Family laws in India have been a complex and ever changing subject that has been shown even in the practice of it. This case has been of major relevance to the subject, specifically, the sub-subject i.e., bigamy. The relevance comes from the fact that there are separate laws which seem discriminatory towards people of one faith but not the other. For this sub-subject, it can be argued that the laws discriminate against muslim women because they don’t give them the right to dignity that women of other faiths get, on the matter of monogamy being compulsory for everyone else. This case was the first step towards getting towards giving women in India justice by providing them the right to dignity, since polygamy is a very problematic way of living. 

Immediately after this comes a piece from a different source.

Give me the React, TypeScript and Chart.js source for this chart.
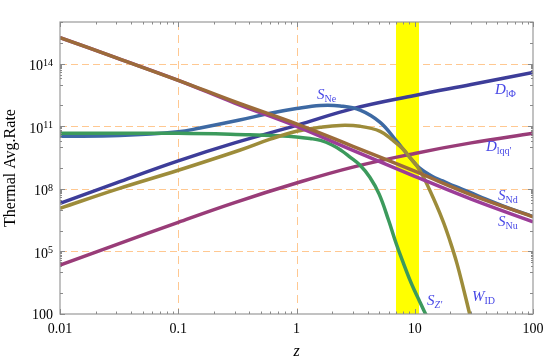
import React, { useEffect, useRef } from "react";
import { Chart, registerables } from "chart.js";

Chart.register(...registerables);

// ---------- axis ranges & ticks ----------
const xMin = 0.01;
const xMax = 100;
const yMin = 1e2;
const yMax = 1e16;
const xTickValues = [0.01, 0.1, 1, 10, 100];
const xTickLabels = ["0.01", "0.1", "1", "10", "100"];
const yTickValues = [1e2, 1e5, 1e8, 1e11, 1e14];
const yTickBase = ["100", "10", "10", "10", "10"];
const yTickExp = ["", "5", "8", "11", "14"];
const xGridValues = [0.1, 1, 10];
const yGridValues = [1e5, 1e8, 1e11, 1e14];
const bandRange = [6.94, 10.86];
const xTitle = "z";
const yTitle = "Thermal Avg.Rate";

// ---------- series (z, rate) ----------
const zSNd = [0.01, 0.03, 0.1, 0.3, 1, 3, 10, 30, 100];
const vSNd = [1.8e15, 1.9e14, 1.6e13, 1.5e12, 1.3e11, 1.1e10, 7e8, 5.2e7, 4.6e6];

const zSNu = [0.01, 0.03, 0.1, 0.3, 1, 3, 10, 30, 100];
const vSNu = [1.8e15, 1.9e14, 1.6e13, 1.3e12, 1.0e11, 7e9, 4e8, 3.2e7, 2.6e6];

const zSNe = [0.01, 0.032, 0.1, 0.153, 0.33, 0.6, 1, 1.59, 2.34, 3.45, 5.1, 6.94, 9.1, 11, 14, 17.2, 22, 29, 40, 60, 100];
const vSNe = [3.3e10, 3.6e10, 5.4e10, 8.3e10, 2e11, 4.2e11, 7.1e11, 1e12, 9.5e11, 6e11, 1.55e11, 2.1e10, 3.2e9, 9.8e8, 4e8, 2.4e8, 1.3e8, 7e7, 3.2e7, 1.3e7, 4.7e6];

const zSZp = [0.01, 0.1, 0.4, 0.7, 1, 1.3, 1.6, 2, 2.4, 2.8, 3.45, 4.17, 5, 6, 7, 8, 9, 10, 11, 12, 13];
const vSZp = [4.6e10, 4.6e10, 3.9e10, 3.5e10, 3.1e10, 2.6e10, 2.1e10, 1.26e10, 6.8e9, 3.5e9, 1.35e9, 3.6e8, 5.6e7, 3.2e6, 2.2e5, 2.8e4, 5e3, 1.26e3, 400, 140, 56];

const zWID = [0.01, 0.03, 0.1, 0.33, 0.6, 1, 1.59, 2.34, 3.45, 5.1, 6.55, 8, 9.1, 11, 13.4, 17.2, 20, 22.7, 26, 29, 31];
const vWID = [1.17e7, 9.5e7, 7.8e8, 7.1e9, 2.4e10, 5.75e10, 8.9e10, 1.1e11, 1e11, 5.75e10, 2.1e10, 7.9e9, 3.2e9, 7.9e8, 8.5e7, 3.2e6, 2.8e5, 2.75e4, 1.4e3, 112, 25];

const zDlPhi = [0.01, 0.03, 0.1, 0.3, 1, 3, 10, 30, 100];
const vDlPhi = [2e7, 1.95e8, 2.2e9, 1.6e10, 1.1e11, 7e11, 3e12, 1e13, 3.8e13];

const zDlqq = [0.01, 0.03, 0.1, 0.3, 1, 3, 10, 30, 100];
const vDlqq = [2.2e4, 2.1e5, 2.5e6, 2.2e7, 1.9e8, 1.1e9, 5e9, 1.6e10, 4.6e10];

// ---------- curve labels (main, subscript, anchor z, anchor rate) ----------
const labelMain = ["S", "D", "D", "S", "S", "S", "W"];
const labelSub = ["Ne", "l\u03A6", "lqq'", "Nd", "Nu", "Z'", "ID"];
const labelSubItalic = [false, false, false, false, false, true, false];
const labelZ = [1.49, 47.7, 40, 50.6, 50.6, 12.7, 30.5];
const labelV = [1.95e12, 3.7e12, 6.3e9, 2.85e7, 1.6e6, 270, 417];

const SERIF = '"Liberation Serif", "Times New Roman", serif';

const series = [
  { name: "S_Nd", z: zSNd, v: vSNd, color: "#9c6b3a" },
  { name: "S_Nu", z: zSNu, v: vSNu, color: "#9c3d98" },
  { name: "W_ID", z: zWID, v: vWID, color: "#9d8c3a" },
  { name: "S_Z'", z: zSZp, v: vSZp, color: "#3c9a5c" },
  { name: "S_Ne", z: zSNe, v: vSNe, color: "#3d69a3" },
  { name: "D_lPhi", z: zDlPhi, v: vDlPhi, color: "#3d3d99" },
  { name: "D_lqq'", z: zDlqq, v: vDlqq, color: "#993c78" },
];

const overlay = {
  id: "overlay",
  beforeDatasetsDraw(chart: any) {
    const { ctx, chartArea: a, scales } = chart;
    const xs = scales.x;
    const ys = scales.y;
    ctx.save();
    ctx.strokeStyle = "#ffc891";
    ctx.lineWidth = 1;
    ctx.setLineDash([8, 5]);
    for (const v of xGridValues) {
      const px = Math.round(xs.getPixelForValue(v)) + 0.5;
      ctx.beginPath();
      ctx.moveTo(px, a.top);
      ctx.lineTo(px, a.bottom);
      ctx.stroke();
    }
    ctx.setLineDash([7, 4]);
    for (const v of yGridValues) {
      const py = Math.round(ys.getPixelForValue(v)) + 0.5;
      ctx.beginPath();
      ctx.moveTo(a.left, py);
      ctx.lineTo(a.right, py);
      ctx.stroke();
    }
    ctx.setLineDash([]);
    const bx0 = xs.getPixelForValue(bandRange[0]);
    const bx1 = xs.getPixelForValue(bandRange[1]);
    ctx.fillStyle = "#ffff00";
    ctx.fillRect(bx0, a.top, bx1 - bx0, a.bottom - a.top);
    ctx.restore();
  },
  afterDatasetsDraw(chart: any) {
    const { ctx, chartArea: a, scales } = chart;
    const xs = scales.x;
    const ys = scales.y;
    ctx.save();
    // frame
    ctx.strokeStyle = "#9a9a9a";
    ctx.lineWidth = 1.2;
    ctx.strokeRect(a.left, a.top, a.right - a.left, a.bottom - a.top);
    // ticks
    ctx.lineWidth = 1;
    ctx.strokeStyle = "#8a8a8a";
    const tick = (px: number, py: number, dx: number, dy: number) => {
      ctx.beginPath();
      ctx.moveTo(px, py);
      ctx.lineTo(px + dx, py + dy);
      ctx.stroke();
    };
    for (let e = -2; e <= 2; e++) {
      for (let m = 1; m <= 9; m++) {
        const v = m * Math.pow(10, e);
        if (v > xMax * 1.0001) break;
        const px = Math.round(xs.getPixelForValue(v)) + 0.5;
        const len = m === 1 ? 5 : 2.5;
        tick(px, a.bottom, 0, -len);
        tick(px, a.top, 0, len);
      }
    }
    for (let e = 2; e <= 16; e++) {
      const major = (e - 2) % 3 === 0;
      const py = Math.round(ys.getPixelForValue(Math.pow(10, e))) + 0.5;
      const len = major ? 5 : 3;
      tick(a.left, py, len, 0);
      tick(a.right, py, -len, 0);
      if (major && e > 2) {
        for (let m = 2; m <= 9; m++) {
          const pm = Math.round(ys.getPixelForValue(m * Math.pow(10, e - 1))) + 0.5;
          tick(a.left, pm, 2, 0);
          tick(a.right, pm, -2, 0);
        }
      }
    }
    // tick labels
    ctx.fillStyle = "#000";
    ctx.font = `14px ${SERIF}`;
    ctx.textAlign = "center";
    ctx.textBaseline = "alphabetic";
    xTickValues.forEach((v, i) => {
      const px = xs.getPixelForValue(v);
      ctx.fillText(xTickLabels[i], px, a.bottom + 19);
    });
    yTickValues.forEach((v, i) => {
      const py = ys.getPixelForValue(v);
      const right = a.left - 7;
      ctx.textAlign = "left";
      ctx.font = `10px ${SERIF}`;
      const ew = yTickExp[i] ? ctx.measureText(yTickExp[i]).width : 0;
      ctx.font = `14px ${SERIF}`;
      const bw = ctx.measureText(yTickBase[i]).width;
      const x0 = right - ew - bw;
      if (yTickExp[i]) {
        ctx.fillText(yTickBase[i], x0, py + 6.5);
        ctx.font = `10px ${SERIF}`;
        ctx.fillText(yTickExp[i], x0 + bw, py + 2);
      } else {
        ctx.fillText(yTickBase[i], x0, py + 5);
      }
    });
    // axis titles
    ctx.font = `16px ${SERIF}`;
    ctx.textAlign = "center";
    ctx.save();
    ctx.translate(14.5, (a.top + a.bottom) / 2);
    ctx.rotate(-Math.PI / 2);
    ctx.fillText(yTitle, 0, 0);
    ctx.restore();
    ctx.font = `italic 16px ${SERIF}`;
    ctx.fillText(xTitle, (a.left + a.right) / 2, 356);
    // curve labels
    ctx.textAlign = "left";
    ctx.fillStyle = "#4747e6";
    labelMain.forEach((m, i) => {
      const px = xs.getPixelForValue(labelZ[i]);
      const py = ys.getPixelForValue(labelV[i]);
      ctx.font = `italic 15px ${SERIF}`;
      ctx.fillText(m, px, py);
      const w = ctx.measureText(m).width;
      ctx.font = `${labelSubItalic[i] ? "italic " : ""}10px ${SERIF}`;
      ctx.fillText(labelSub[i], px + w, py + 3);
    });
    ctx.restore();
  },
};

export default function App() {
  const ref = useRef<HTMLCanvasElement | null>(null);
  useEffect(() => {
    document.body.style.margin = "0";
    if (!ref.current) return;
    const chart = new Chart(ref.current, {
      type: "line",
      data: {
        datasets: series.map((s) => ({
          label: s.name,
          data: s.z.map((z, i) => ({ x: z, y: s.v[i] })),
          borderColor: s.color,
          backgroundColor: s.color,
          borderWidth: 3.5,
          pointRadius: 0,
          fill: false,
          tension: 0.4,
          borderJoinStyle: "round" as const,
        })),
      },
      options: {
        responsive: false,
        animation: false,
        events: [],
        layout: { padding: { left: 60, top: 22, right: 12, bottom: 47 } },
        plugins: { legend: { display: false }, tooltip: { enabled: false } },
        scales: {
          x: { type: "logarithmic", min: xMin, max: xMax, display: false },
          y: { type: "logarithmic", min: yMin, max: yMax, display: false },
        },
      },
      plugins: [overlay],
    });
    return () => chart.destroy();
  }, []);
  return (
    <div style={{ width: 545, height: 361 }}>
      <canvas ref={ref} width={545} height={361} />
    </div>
  );
}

To further illustrate the argument of polygamy being problematic, we can contextualise the fact that polygamy is only applied for men having multiple wives, and not the other way around. Even though the epic of Mahabharata depicts  Draupadi having multiple husbands, it is negligent in nature of reality, whether it’s India or any other place in the world. 

In recent times, it has come out as a trend to have multiple partners at a time for both genders. This trend, regardless of where you stand on the matter, has not been discriminatory in nature. It’s also legal because such partners don’t marry one another through solemnisation of marriage. Only argument in favour polygamy is if both genders get to have the freedom to choose multiple partners, if that’s something the couple consent to. Till equality is a reality, liberty to marry multiple persons cannot be provided. 


[1] AIR 2000 SC 1650.

[2] The Indian Penal code, 1860, s. 494.

[3] AIR 1995 SC 1531.

[4] The Muslim Personal Law (Shariat) Application Act, 1937.

[5] The Hindu Marriage Act, 1955, s. 5(1).

[6] The Hindu Marriage Act, 1955, s.11.

[7] The Hindu Marriage Act, 1955, s.17.

[8] The Indian Penal Code, 1860, s. 494.